[What the task asks] Take the lines from the head of the listing through the one bearing "import pandas as pd" and copy them exactly, leaving every picture out.
☆ ☆ ☆ ☆ ☆
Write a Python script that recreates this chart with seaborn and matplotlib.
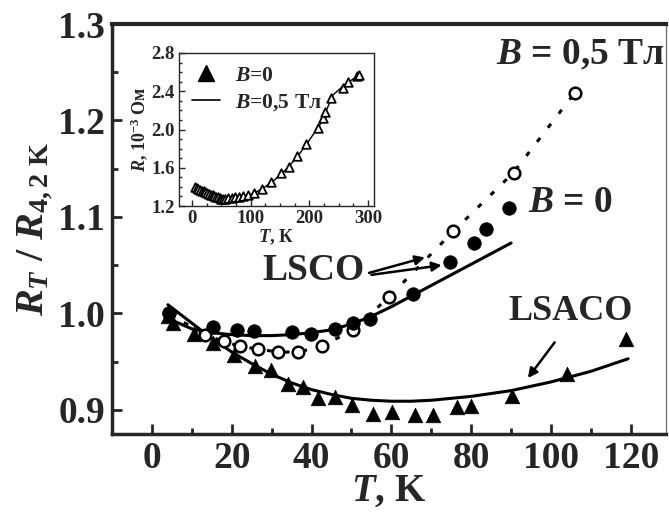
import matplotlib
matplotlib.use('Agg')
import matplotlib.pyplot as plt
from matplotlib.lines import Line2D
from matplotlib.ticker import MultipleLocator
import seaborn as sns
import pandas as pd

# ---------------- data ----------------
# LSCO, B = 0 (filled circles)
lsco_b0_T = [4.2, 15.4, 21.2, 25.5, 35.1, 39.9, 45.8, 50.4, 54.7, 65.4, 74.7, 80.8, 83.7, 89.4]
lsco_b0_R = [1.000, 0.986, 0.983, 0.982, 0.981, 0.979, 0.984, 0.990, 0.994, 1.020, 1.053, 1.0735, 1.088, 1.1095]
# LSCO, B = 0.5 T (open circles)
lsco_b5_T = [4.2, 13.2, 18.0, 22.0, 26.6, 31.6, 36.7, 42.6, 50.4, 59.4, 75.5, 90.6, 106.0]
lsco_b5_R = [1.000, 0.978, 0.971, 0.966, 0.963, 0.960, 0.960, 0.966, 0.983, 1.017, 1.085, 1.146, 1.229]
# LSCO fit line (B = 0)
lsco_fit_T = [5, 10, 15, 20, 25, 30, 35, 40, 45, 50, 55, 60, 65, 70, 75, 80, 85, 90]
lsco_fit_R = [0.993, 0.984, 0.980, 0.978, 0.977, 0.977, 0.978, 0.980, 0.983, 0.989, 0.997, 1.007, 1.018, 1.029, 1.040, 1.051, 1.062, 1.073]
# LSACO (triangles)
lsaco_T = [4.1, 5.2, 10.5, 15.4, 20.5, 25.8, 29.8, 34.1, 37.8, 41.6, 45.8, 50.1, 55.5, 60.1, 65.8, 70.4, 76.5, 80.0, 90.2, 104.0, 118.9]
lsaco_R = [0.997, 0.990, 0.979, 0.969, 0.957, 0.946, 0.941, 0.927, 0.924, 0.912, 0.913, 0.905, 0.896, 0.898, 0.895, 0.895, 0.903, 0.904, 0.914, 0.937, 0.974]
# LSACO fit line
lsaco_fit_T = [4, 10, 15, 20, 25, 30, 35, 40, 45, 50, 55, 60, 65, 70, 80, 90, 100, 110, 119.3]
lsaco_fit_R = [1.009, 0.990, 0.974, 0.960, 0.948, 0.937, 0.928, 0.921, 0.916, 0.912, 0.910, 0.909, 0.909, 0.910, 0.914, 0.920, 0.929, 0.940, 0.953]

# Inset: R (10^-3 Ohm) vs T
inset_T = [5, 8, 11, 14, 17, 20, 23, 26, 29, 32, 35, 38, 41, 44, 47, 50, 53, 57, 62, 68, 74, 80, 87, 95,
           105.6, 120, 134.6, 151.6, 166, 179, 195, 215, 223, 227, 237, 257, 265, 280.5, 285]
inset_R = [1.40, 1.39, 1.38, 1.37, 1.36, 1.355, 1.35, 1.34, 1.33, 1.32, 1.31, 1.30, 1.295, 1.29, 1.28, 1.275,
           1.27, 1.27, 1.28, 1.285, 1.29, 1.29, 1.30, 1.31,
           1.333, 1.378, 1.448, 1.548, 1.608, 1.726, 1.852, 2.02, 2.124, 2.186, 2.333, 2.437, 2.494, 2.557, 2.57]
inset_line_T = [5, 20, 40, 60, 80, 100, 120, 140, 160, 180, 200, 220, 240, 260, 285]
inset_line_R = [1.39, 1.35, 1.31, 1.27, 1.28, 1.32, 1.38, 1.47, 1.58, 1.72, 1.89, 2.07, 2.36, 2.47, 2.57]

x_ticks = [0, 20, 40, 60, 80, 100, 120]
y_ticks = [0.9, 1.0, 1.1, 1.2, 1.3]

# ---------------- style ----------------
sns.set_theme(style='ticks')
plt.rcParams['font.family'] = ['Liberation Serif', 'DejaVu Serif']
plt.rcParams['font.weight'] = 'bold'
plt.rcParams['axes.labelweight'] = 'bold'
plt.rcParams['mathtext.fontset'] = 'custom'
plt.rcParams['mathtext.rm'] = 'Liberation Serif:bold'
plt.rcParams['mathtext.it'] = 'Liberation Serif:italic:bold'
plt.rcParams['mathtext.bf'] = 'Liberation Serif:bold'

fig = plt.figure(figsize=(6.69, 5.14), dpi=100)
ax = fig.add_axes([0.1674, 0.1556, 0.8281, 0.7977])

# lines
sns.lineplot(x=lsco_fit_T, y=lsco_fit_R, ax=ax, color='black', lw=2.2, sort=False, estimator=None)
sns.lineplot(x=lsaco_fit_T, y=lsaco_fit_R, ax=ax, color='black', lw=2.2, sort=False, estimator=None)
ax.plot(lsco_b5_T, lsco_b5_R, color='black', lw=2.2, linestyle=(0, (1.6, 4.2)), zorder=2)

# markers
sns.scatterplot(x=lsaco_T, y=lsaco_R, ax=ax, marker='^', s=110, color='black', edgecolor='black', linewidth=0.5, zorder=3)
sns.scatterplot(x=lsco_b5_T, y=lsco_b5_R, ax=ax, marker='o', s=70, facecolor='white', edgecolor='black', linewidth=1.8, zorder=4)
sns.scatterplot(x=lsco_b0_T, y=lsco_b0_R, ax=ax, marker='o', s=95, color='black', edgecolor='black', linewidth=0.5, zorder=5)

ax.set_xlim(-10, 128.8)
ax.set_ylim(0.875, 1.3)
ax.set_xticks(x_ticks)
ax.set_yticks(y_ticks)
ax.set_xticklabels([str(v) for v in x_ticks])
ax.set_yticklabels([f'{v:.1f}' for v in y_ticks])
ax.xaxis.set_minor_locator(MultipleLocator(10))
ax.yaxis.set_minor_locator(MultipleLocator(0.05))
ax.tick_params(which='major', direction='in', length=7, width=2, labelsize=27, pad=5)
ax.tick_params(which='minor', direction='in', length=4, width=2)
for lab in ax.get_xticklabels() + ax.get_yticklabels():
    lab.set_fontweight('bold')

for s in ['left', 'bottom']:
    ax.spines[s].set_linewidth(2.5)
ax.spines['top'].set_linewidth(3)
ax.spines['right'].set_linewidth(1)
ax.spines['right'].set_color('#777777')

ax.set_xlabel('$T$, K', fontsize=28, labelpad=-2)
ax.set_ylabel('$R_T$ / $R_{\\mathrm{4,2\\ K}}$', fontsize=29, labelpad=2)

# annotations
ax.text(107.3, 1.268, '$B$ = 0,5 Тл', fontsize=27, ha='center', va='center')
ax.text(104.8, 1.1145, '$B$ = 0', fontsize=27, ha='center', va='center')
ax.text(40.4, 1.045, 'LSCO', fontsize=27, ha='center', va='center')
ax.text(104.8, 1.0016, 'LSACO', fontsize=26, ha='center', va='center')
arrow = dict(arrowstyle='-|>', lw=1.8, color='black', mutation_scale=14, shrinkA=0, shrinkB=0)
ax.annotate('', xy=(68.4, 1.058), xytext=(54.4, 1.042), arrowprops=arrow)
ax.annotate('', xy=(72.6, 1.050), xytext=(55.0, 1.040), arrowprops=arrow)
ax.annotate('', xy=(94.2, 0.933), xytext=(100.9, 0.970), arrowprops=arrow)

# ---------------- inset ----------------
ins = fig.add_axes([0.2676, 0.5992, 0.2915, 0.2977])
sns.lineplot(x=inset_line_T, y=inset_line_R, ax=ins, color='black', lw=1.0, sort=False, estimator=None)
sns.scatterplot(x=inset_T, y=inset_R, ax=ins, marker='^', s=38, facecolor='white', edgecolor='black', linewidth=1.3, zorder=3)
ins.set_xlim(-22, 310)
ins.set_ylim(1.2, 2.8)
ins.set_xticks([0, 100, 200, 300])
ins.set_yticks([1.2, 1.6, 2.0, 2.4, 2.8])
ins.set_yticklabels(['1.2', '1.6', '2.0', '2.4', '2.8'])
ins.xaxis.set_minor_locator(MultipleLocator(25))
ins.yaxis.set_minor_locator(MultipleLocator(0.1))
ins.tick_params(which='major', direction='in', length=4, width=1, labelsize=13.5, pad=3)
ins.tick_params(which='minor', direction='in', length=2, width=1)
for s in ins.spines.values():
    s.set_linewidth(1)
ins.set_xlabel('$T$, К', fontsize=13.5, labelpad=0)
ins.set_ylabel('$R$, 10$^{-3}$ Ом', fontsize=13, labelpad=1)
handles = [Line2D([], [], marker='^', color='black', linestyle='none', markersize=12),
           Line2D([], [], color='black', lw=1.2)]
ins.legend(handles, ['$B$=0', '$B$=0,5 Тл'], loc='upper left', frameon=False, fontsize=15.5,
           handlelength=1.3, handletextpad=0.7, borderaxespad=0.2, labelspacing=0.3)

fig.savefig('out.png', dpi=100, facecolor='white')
☆ ☆ ☆ ☆ ☆
[Solution to this exercise]
Write a Python script that recreates this chart with seaborn and matplotlib.
import matplotlib
matplotlib.use('Agg')
import matplotlib.pyplot as plt
from matplotlib.lines import Line2D
from matplotlib.ticker import MultipleLocator
import seaborn as sns
import pandas as pd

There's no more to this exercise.